Quien pase algunas horas en los archivos del Ministerio de Educación podrá comprobar que los informes anuales que enviaban los directores de las escuelas normales, donde se formaban los maestros, estaban redactados por administradores de primer nivel. La capacidad conceptual, la escritura, el sentido de la responsabilidad, la imagen enaltecida y un poco solemne de la tarea realizada, los medios intelectuales puestos de manifiesto, todo en esos informes traducía el lugar que la escuela tenía en la conciencia y en la práctica de los gobiernos y de las burocracias estatales. No cabe duda de que esos informes describen el trabajo dentro de una máquina educativa que funcionaba. Los directores se pensaban a sí mismos como modeladores de la sociedad: esa idea tenía sus aspectos autoritarios, sin duda, pero era una idea que, además, se llevaba a la práctica. Entre lo que se pensaba que la escuela debía ser y lo que la escuela era no había un precipicio.

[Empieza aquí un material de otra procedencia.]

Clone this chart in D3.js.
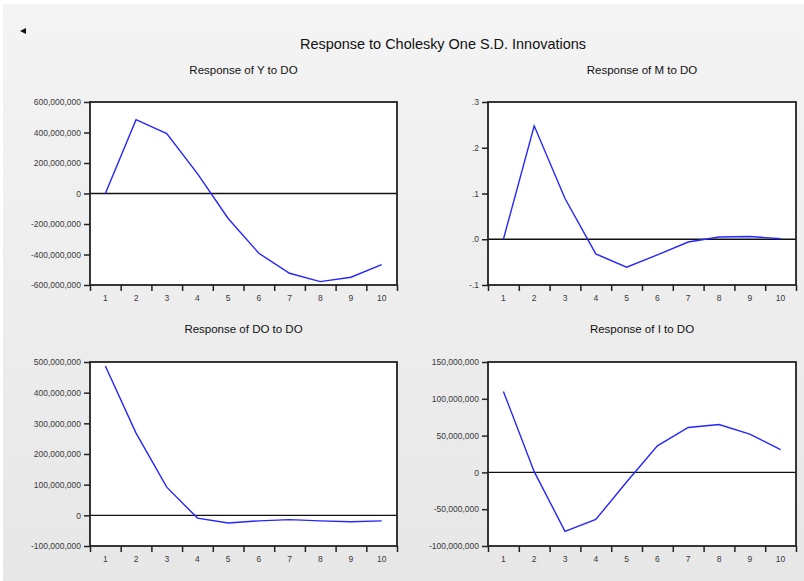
<!DOCTYPE html>
<html>
<head>
<meta charset="utf-8">
<script src="https://cdn.jsdelivr.net/npm/d3@7"></script>
<style>
  body { margin: 0; background: #fff; }
  text { font-family: "Liberation Sans", Arial, sans-serif; }
</style>
</head>
<body>
<div id="chart"></div>
<script>
/* DATA */
const periods = [1, 2, 3, 4, 5, 6, 7, 8, 9, 10];

const respY = [0, 484e6, 393e6, 130e6, -164e6, -392e6, -523e6, -578e6, -549e6, -467e6];
const respM = [0, 0.248, 0.089, -0.032, -0.061, -0.034, -0.006, 0.005, 0.006, 0.001];
const respDO = [487e6, 268e6, 92e6, -9e6, -25e6, -18e6, -14e6, -18e6, -21e6, -18e6];
const respI = [110e6, 1e6, -80e6, -64e6, -13e6, 36e6, 61e6, 65e6, 52e6, 31e6];

const ticksY = [-600e6, -400e6, -200e6, 0, 200e6, 400e6, 600e6];
const ticksM = [-0.1, 0, 0.1, 0.2, 0.3];
const ticksDO = [-100e6, 0, 100e6, 200e6, 300e6, 400e6, 500e6];
const ticksI = [-100e6, -50e6, 0, 50e6, 100e6, 150e6];

const mainTitle = "Response to Cholesky One S.D. Innovations";
const subTitles = ["Response of Y to DO", "Response of M to DO", "Response of DO to DO", "Response of I to DO"];

/* CONSTANTS */
const width = 804,
  height = 581;

const locale = d3.formatLocale({ decimal: ".", thousands: ",", grouping: [3], currency: ["$", ""], minus: "-" });
const fmtBig = locale.format(",");
const fmtSmall = d => (d === 0 ? ".0" : locale.format(".1f")(d).replace("0.", "."));

// panel frames
const panels = [
  { values: respY, ticks: ticksY, fmt: fmtBig, title: subTitles[0], x0: 90, x1: 397, y0: 102, y1: 285, ty: 74 },
  { values: respM, ticks: ticksM, fmt: fmtSmall, title: subTitles[1], x0: 488, x1: 796, y0: 102, y1: 285, ty: 74 },
  { values: respDO, ticks: ticksDO, fmt: fmtBig, title: subTitles[2], x0: 90, x1: 397, y0: 362, y1: 546, ty: 333 },
  { values: respI, ticks: ticksI, fmt: fmtBig, title: subTitles[3], x0: 488, x1: 796, y0: 362, y1: 546, ty: 333 },
];

const svg = d3.select("#chart").append("svg")
  .attr("width", width)
  .attr("height", height);

// background with a faint gradient
const grad = svg.append("defs").append("linearGradient")
  .attr("id", "bg").attr("x1", 0).attr("y1", 0).attr("x2", 0).attr("y2", 1);
grad.append("stop").attr("offset", "0%").attr("stop-color", "#f4f4f4");
grad.append("stop").attr("offset", "100%").attr("stop-color", "#e7e7e7");

svg.append("rect")
  .attr("x", 3).attr("y", 4)
  .attr("width", width - 3).attr("height", height - 4)
  .attr("fill", "url(#bg)");

// little arrow top-left
svg.append("path")
  .attr("d", "M20,31 L26,28 L26,34 Z")
  .attr("fill", "#111");

svg.append("text")
  .attr("x", 443).attr("y", 49)
  .attr("text-anchor", "middle")
  .attr("font-size", 15)
  .attr("fill", "#111")
  .attr("textLength", 286)
  .attr("lengthAdjust", "spacingAndGlyphs")
  .text(mainTitle);

panels.forEach(p => {
  const g = svg.append("g");

  const xBand = d3.scaleBand().domain(periods).range([p.x0, p.x1]);
  const xEdge = d3.scaleLinear().domain([0, periods.length]).range([p.x0, p.x1]);
  const y = d3.scaleLinear().domain(d3.extent(p.ticks)).range([p.y1, p.y0]);

  // subtitle
  g.append("text")
    .attr("x", (p.x0 + p.x1) / 2).attr("y", p.ty)
    .attr("text-anchor", "middle")
    .attr("font-size", 11.5)
    .attr("fill", "#111")
    .text(p.title);

  // plot area
  g.append("rect")
    .attr("x", p.x0).attr("y", p.y0)
    .attr("width", p.x1 - p.x0).attr("height", p.y1 - p.y0)
    .attr("fill", "#fff");

  // zero line
  g.append("line")
    .attr("x1", p.x0).attr("x2", p.x1)
    .attr("y1", y(0)).attr("y2", y(0))
    .attr("stroke", "#111").attr("stroke-width", 1.3);

  // y axis
  const yAx = g.append("g")
    .attr("transform", `translate(${p.x0},0)`)
    .call(d3.axisLeft(y).tickValues(p.ticks).tickFormat(p.fmt).tickSize(6).tickPadding(3));
  yAx.select(".domain").remove();

  // x axis ticks at band edges
  const xAx = g.append("g")
    .attr("transform", `translate(0,${p.y1})`)
    .call(d3.axisBottom(xEdge).tickValues(d3.range(periods.length + 1)).tickFormat("").tickSize(6));
  xAx.select(".domain").remove();

  // x labels at band centres
  const xLab = g.append("g")
    .attr("transform", `translate(0,${p.y1})`)
    .call(d3.axisBottom(xBand).tickSize(0).tickPadding(10));
  xLab.select(".domain").remove();

  [yAx, xAx].forEach(a => a.selectAll("line").attr("stroke", "#222").attr("stroke-width", 1.5));
  [yAx, xLab].forEach(a => a.selectAll("text")
    .attr("font-family", "Liberation Sans, Arial, sans-serif")
    .attr("font-size", 8.5)
    .attr("fill", "#3a3a3a"));

  // response line
  const lineFunc = d3.line()
    .x((d, i) => xBand(periods[i]) + xBand.bandwidth() / 2)
    .y(d => y(d));

  g.append("path")
    .datum(p.values)
    .attr("d", lineFunc)
    .attr("fill", "none")
    .attr("stroke", "#2525ff")
    .attr("stroke-width", 1.4);

  // frame
  g.append("rect")
    .attr("x", p.x0).attr("y", p.y0)
    .attr("width", p.x1 - p.x0).attr("height", p.y1 - p.y0)
    .attr("fill", "none")
    .attr("stroke", "#222")
    .attr("stroke-width", 1.8);
});
</script>
</body>
</html>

Hoy justamente, ese precipicio separa lo que se quiere de la escuela y lo que la escuela hace efectivamente. Las razones son muchas y los técnicos no dejan de mencionar el hecho de que los chicos que ahora llegan a la escuela son social y culturalmente diferentes a los de 1920 ó 1950. Los maestros también son diferentes, ha cambiado su preparación y su lugar en la sociedad. En las sociedades capitalistas no existen profesiones cuyo prestigio no esté vinculado al dinero que se percibe como salario. El capitalismo clasifica y establece lugares sobre esa base. En consecuencia, el salario de los maestros y su prestigio social se siguen como un cuerpo y su sombra; y, por supuesto, el salario de un maestro, lo que éste pueda dar y lo que puede exigírsele están soldados.
En sociedades regidas por el principio del éxito, nadie querrá ser maestro si esa profesión es percibida como una salida para quienes, verdaderamente, no tienen otra.